*INFORMATION SUPPLIED*:
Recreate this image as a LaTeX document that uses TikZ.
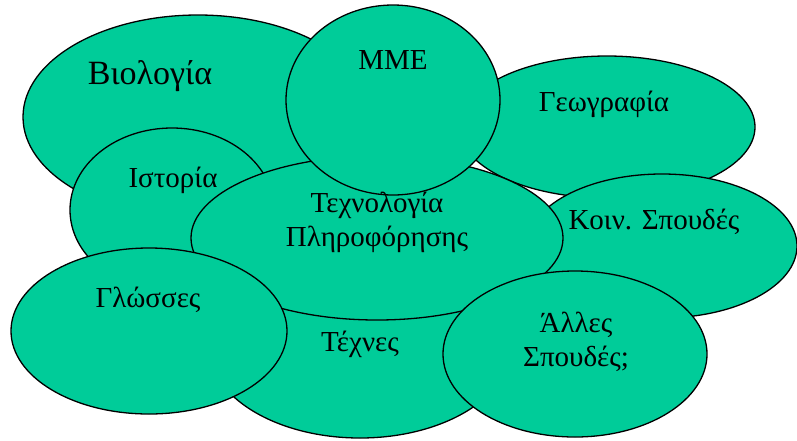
\documentclass[tikz,border=0pt]{standalone}
\usepackage{fontspec}
\setmainfont{Liberation Serif}
\usepackage{tikz}
\definecolor{subjgreen}{RGB}{0,204,153}

\begin{document}
\begin{tikzpicture}[x=1pt,y=-1pt,
                    field/.style={fill=subjgreen, draw=black, line width=1.3pt},
                    subj/.style={font=\fontsize{29}{34}\selectfont, align=center, inner sep=0pt},
                    bigsubj/.style={font=\fontsize{34}{40}\selectfont, inner sep=0pt},
                   ]

\useasboundingbox (0,0) rectangle (797,440);

% the fields, back to front
\draw[field] (198,117) ellipse [x radius=175, y radius=102];
\draw[field] (607,127) ellipse [x radius=148, y radius=71];
\draw[field] (662,246) ellipse [x radius=135, y radius=72];
\draw[field] (360,345) ellipse [x radius=152, y radius=93];
\draw[field] (172,210) ellipse [x radius=102, y radius=82];
\draw[field] (377,238) ellipse [x radius=186, y radius=82];
\draw[field] (393,100) ellipse [x radius=107, y radius=95];
\draw[field] (149,331) ellipse [x radius=138, y radius=83];
\draw[field] (575,354) ellipse [x radius=132, y radius=83];

% labels
\node[bigsubj] (bio) at (150,76) {Βιολογία};
\node[subj] (mme) at (393,60) {ΜΜΕ};
\node[subj] (geo) at (604,104) {Γεωγραφία};
\node[subj] (ist) at (173,180) {Ιστορία};
\node[subj] (tech) at (377,222) {Τεχνολογία\\Πληροφόρησης};
\node[subj] (koin) at (654,222) {Κοιν. Σπουδές};
\node[subj] (glos) at (148,300) {Γλώσσες};
\node[subj] (art) at (360,344) {Τέχνες};
\node[subj] (alles) at (576,342) {Άλλες\\Σπουδές;};

\end{tikzpicture}
\end{document}
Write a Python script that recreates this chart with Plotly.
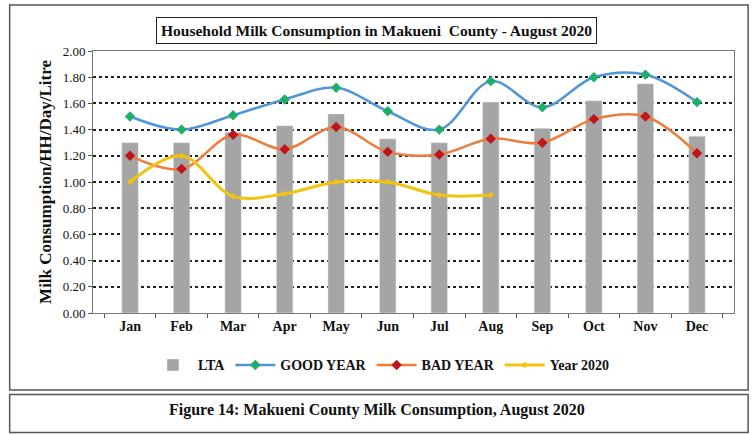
import plotly.graph_objects as go

months = ["Jan", "Feb", "Mar", "Apr", "May", "Jun", "Jul", "Aug", "Sep", "Oct", "Nov", "Dec"]
lta = [1.30, 1.30, 1.38, 1.43, 1.52, 1.33, 1.30, 1.61, 1.41, 1.62, 1.75, 1.35]
good_year = [1.50, 1.40, 1.51, 1.63, 1.72, 1.54, 1.40, 1.77, 1.57, 1.80, 1.82, 1.61]
bad_year = [1.20, 1.10, 1.36, 1.25, 1.42, 1.23, 1.21, 1.33, 1.30, 1.48, 1.50, 1.22]
year_2020 = [1.00, 1.20, 0.89, 0.91, 1.00, 1.00, 0.90, 0.90]
y_ticks = [0.0, 0.2, 0.4, 0.6, 0.8, 1.0, 1.2, 1.4, 1.6, 1.8, 2.0]

SERIF = "Liberation Serif, Times New Roman, serif"

fig = go.Figure()
fig.add_trace(go.Bar(x=months, y=lta, name="<b>LTA</b>", marker_color="#A5A5A5",
                     width=0.32))
fig.add_trace(go.Scatter(x=months, y=good_year, name="<b>GOOD YEAR</b>", mode="lines+markers",
                         line=dict(color="#4E95D9", width=2.5, shape="spline", smoothing=1.0),
                         marker=dict(symbol="diamond", size=8, color="#1FAE6A")))
fig.add_trace(go.Scatter(x=months, y=bad_year, name="<b>BAD YEAR</b>", mode="lines+markers",
                         line=dict(color="#EE7C3A", width=2.5, shape="spline", smoothing=1.0),
                         marker=dict(symbol="diamond", size=8, color="#C0141C")))
fig.add_trace(go.Scatter(x=months[:len(year_2020)], y=year_2020, name="<b>Year 2020</b>",
                         mode="lines+markers",
                         line=dict(color="#F2C40F", width=3, shape="spline", smoothing=1.0),
                         marker=dict(symbol="diamond", size=5, color="#F2C40F")))

# outer frame of the chart and the caption box below it
fig.add_shape(type="rect", xref="paper", yref="paper", x0=-0.13, x1=1.022,
              y0=-0.294, y1=1.176, line=dict(color="#555", width=1.5), layer="below")
fig.add_shape(type="rect", xref="paper", yref="paper", x0=-0.13, x1=1.022,
              y0=-0.456, y1=-0.311, line=dict(color="#555", width=1.5), layer="below")

fig.add_annotation(text="<b>Household Milk Consumption in Makueni  County - August 2020</b>",
                   xref="paper", yref="paper", x=0.443, y=1.08, xanchor="center",
                   yanchor="middle", showarrow=False,
                   font=dict(family=SERIF, size=15.5, color="#111"),
                   bordercolor="#222", borderwidth=1, borderpad=4, bgcolor="white")
fig.add_annotation(text="<b>Figure 14: Makueni County Milk Consumption, August 2020</b>",
                   xref="paper", yref="paper", x=0.443, y=-0.37, xanchor="center",
                   yanchor="middle", showarrow=False,
                   font=dict(family=SERIF, size=16, color="#111"))

fig.update_layout(
    width=756, height=435,
    margin=dict(l=93, r=22, t=51, b=122),
    paper_bgcolor="white", plot_bgcolor="white",
    font=dict(family=SERIF, color="#111"),
    showlegend=True,
    legend=dict(orientation="h", x=0.45, xanchor="center", y=-0.2, yanchor="middle",
                font=dict(family=SERIF, size=14, color="#111"), traceorder="normal",
                itemwidth=40),
    xaxis=dict(type="category", showgrid=False, showline=True, linecolor="#777",
               mirror=True, ticks="outside", ticklen=4, tickcolor="#555",
               tickson="boundaries",
               tickfont=dict(family=SERIF, size=14, color="#111"),
               tickprefix="<b>", ticksuffix="</b>"),
    yaxis=dict(range=[0, 2.0], tickvals=y_ticks, tickformat=".2f",
               showgrid=True, gridcolor="#222", griddash="dot", gridwidth=1.5,
               showline=True, linecolor="#777", mirror=True,
               ticks="outside", ticklen=4, tickcolor="#555",
               tickfont=dict(family=SERIF, size=13, color="#111"),
               tickprefix="<b>", ticksuffix="</b>",
               title=dict(text="<b>Milk Consumption/HH/Day/Litre</b>",
                          font=dict(family=SERIF, size=17, color="#111"), standoff=6)),
    bargap=0.7,
)

fig.write_html("out.html")
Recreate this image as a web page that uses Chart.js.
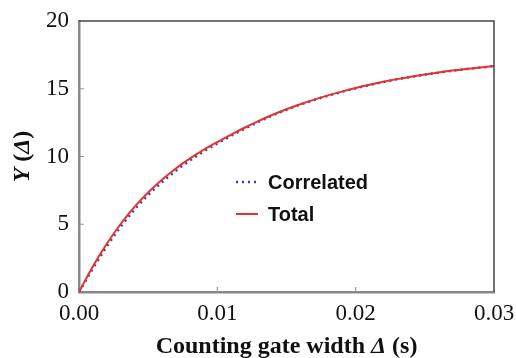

*THE REQUEST*: Reproduce each line exactly, please, except for any pictures.

*RESULT FOR THIS EXERCISE*:
Recreate this image as a LaTeX document that uses TikZ.
\documentclass[tikz,border=0pt]{standalone}
\usepackage{fontspec}
\setmainfont{Liberation Serif}
\usepackage{tikz}
\definecolor{subjgreen}{RGB}{0,204,153}

\begin{document}
\begin{tikzpicture}[x=1pt,y=-1pt,
                    field/.style={fill=subjgreen, draw=black, line width=1.3pt},
                    subj/.style={font=\fontsize{29}{34}\selectfont, align=center, inner sep=0pt},
                    bigsubj/.style={font=\fontsize{34}{40}\selectfont, inner sep=0pt},
                   ]

\useasboundingbox (0,0) rectangle (797,440);

% the fields, back to front
\draw[field] (198,117) ellipse [x radius=175, y radius=102];
\draw[field] (607,127) ellipse [x radius=148, y radius=71];
\draw[field] (662,246) ellipse [x radius=135, y radius=72];
\draw[field] (360,345) ellipse [x radius=152, y radius=93];
\draw[field] (172,210) ellipse [x radius=102, y radius=82];
\draw[field] (377,238) ellipse [x radius=186, y radius=82];
\draw[field] (393,100) ellipse [x radius=107, y radius=95];
\draw[field] (149,331) ellipse [x radius=138, y radius=83];
\draw[field] (575,354) ellipse [x radius=132, y radius=83];

% labels
\node[bigsubj] (bio) at (150,76) {Βιολογία};
\node[subj] (mme) at (393,60) {ΜΜΕ};
\node[subj] (geo) at (604,104) {Γεωγραφία};
\node[subj] (ist) at (173,180) {Ιστορία};
\node[subj] (tech) at (377,222) {Τεχνολογία\\Πληροφόρησης};
\node[subj] (koin) at (654,222) {Κοιν. Σπουδές};
\node[subj] (glos) at (148,300) {Γλώσσες};
\node[subj] (art) at (360,344) {Τέχνες};
\node[subj] (alles) at (576,342) {Άλλες\\Σπουδές;};

\end{tikzpicture}
\end{document}
Write a Python script that recreates this chart with Plotly.
import plotly.graph_objects as go

months = ["Jan", "Feb", "Mar", "Apr", "May", "Jun", "Jul", "Aug", "Sep", "Oct", "Nov", "Dec"]
lta = [1.30, 1.30, 1.38, 1.43, 1.52, 1.33, 1.30, 1.61, 1.41, 1.62, 1.75, 1.35]
good_year = [1.50, 1.40, 1.51, 1.63, 1.72, 1.54, 1.40, 1.77, 1.57, 1.80, 1.82, 1.61]
bad_year = [1.20, 1.10, 1.36, 1.25, 1.42, 1.23, 1.21, 1.33, 1.30, 1.48, 1.50, 1.22]
year_2020 = [1.00, 1.20, 0.89, 0.91, 1.00, 1.00, 0.90, 0.90]
y_ticks = [0.0, 0.2, 0.4, 0.6, 0.8, 1.0, 1.2, 1.4, 1.6, 1.8, 2.0]

SERIF = "Liberation Serif, Times New Roman, serif"

fig = go.Figure()
fig.add_trace(go.Bar(x=months, y=lta, name="<b>LTA</b>", marker_color="#A5A5A5",
                     width=0.32))
fig.add_trace(go.Scatter(x=months, y=good_year, name="<b>GOOD YEAR</b>", mode="lines+markers",
                         line=dict(color="#4E95D9", width=2.5, shape="spline", smoothing=1.0),
                         marker=dict(symbol="diamond", size=8, color="#1FAE6A")))
fig.add_trace(go.Scatter(x=months, y=bad_year, name="<b>BAD YEAR</b>", mode="lines+markers",
                         line=dict(color="#EE7C3A", width=2.5, shape="spline", smoothing=1.0),
                         marker=dict(symbol="diamond", size=8, color="#C0141C")))
fig.add_trace(go.Scatter(x=months[:len(year_2020)], y=year_2020, name="<b>Year 2020</b>",
                         mode="lines+markers",
                         line=dict(color="#F2C40F", width=3, shape="spline", smoothing=1.0),
                         marker=dict(symbol="diamond", size=5, color="#F2C40F")))

# outer frame of the chart and the caption box below it
fig.add_shape(type="rect", xref="paper", yref="paper", x0=-0.13, x1=1.022,
              y0=-0.294, y1=1.176, line=dict(color="#555", width=1.5), layer="below")
fig.add_shape(type="rect", xref="paper", yref="paper", x0=-0.13, x1=1.022,
              y0=-0.456, y1=-0.311, line=dict(color="#555", width=1.5), layer="below")

fig.add_annotation(text="<b>Household Milk Consumption in Makueni  County - August 2020</b>",
                   xref="paper", yref="paper", x=0.443, y=1.08, xanchor="center",
                   yanchor="middle", showarrow=False,
                   font=dict(family=SERIF, size=15.5, color="#111"),
                   bordercolor="#222", borderwidth=1, borderpad=4, bgcolor="white")
fig.add_annotation(text="<b>Figure 14: Makueni County Milk Consumption, August 2020</b>",
                   xref="paper", yref="paper", x=0.443, y=-0.37, xanchor="center",
                   yanchor="middle", showarrow=False,
                   font=dict(family=SERIF, size=16, color="#111"))

fig.update_layout(
    width=756, height=435,
    margin=dict(l=93, r=22, t=51, b=122),
    paper_bgcolor="white", plot_bgcolor="white",
    font=dict(family=SERIF, color="#111"),
    showlegend=True,
    legend=dict(orientation="h", x=0.45, xanchor="center", y=-0.2, yanchor="middle",
                font=dict(family=SERIF, size=14, color="#111"), traceorder="normal",
                itemwidth=40),
    xaxis=dict(type="category", showgrid=False, showline=True, linecolor="#777",
               mirror=True, ticks="outside", ticklen=4, tickcolor="#555",
               tickson="boundaries",
               tickfont=dict(family=SERIF, size=14, color="#111"),
               tickprefix="<b>", ticksuffix="</b>"),
    yaxis=dict(range=[0, 2.0], tickvals=y_ticks, tickformat=".2f",
               showgrid=True, gridcolor="#222", griddash="dot", gridwidth=1.5,
               showline=True, linecolor="#777", mirror=True,
               ticks="outside", ticklen=4, tickcolor="#555",
               tickfont=dict(family=SERIF, size=13, color="#111"),
               tickprefix="<b>", ticksuffix="</b>",
               title=dict(text="<b>Milk Consumption/HH/Day/Litre</b>",
                          font=dict(family=SERIF, size=17, color="#111"), standoff=6)),
    bargap=0.7,
)

fig.write_html("out.html")
Recreate this image as a web page that uses Chart.js.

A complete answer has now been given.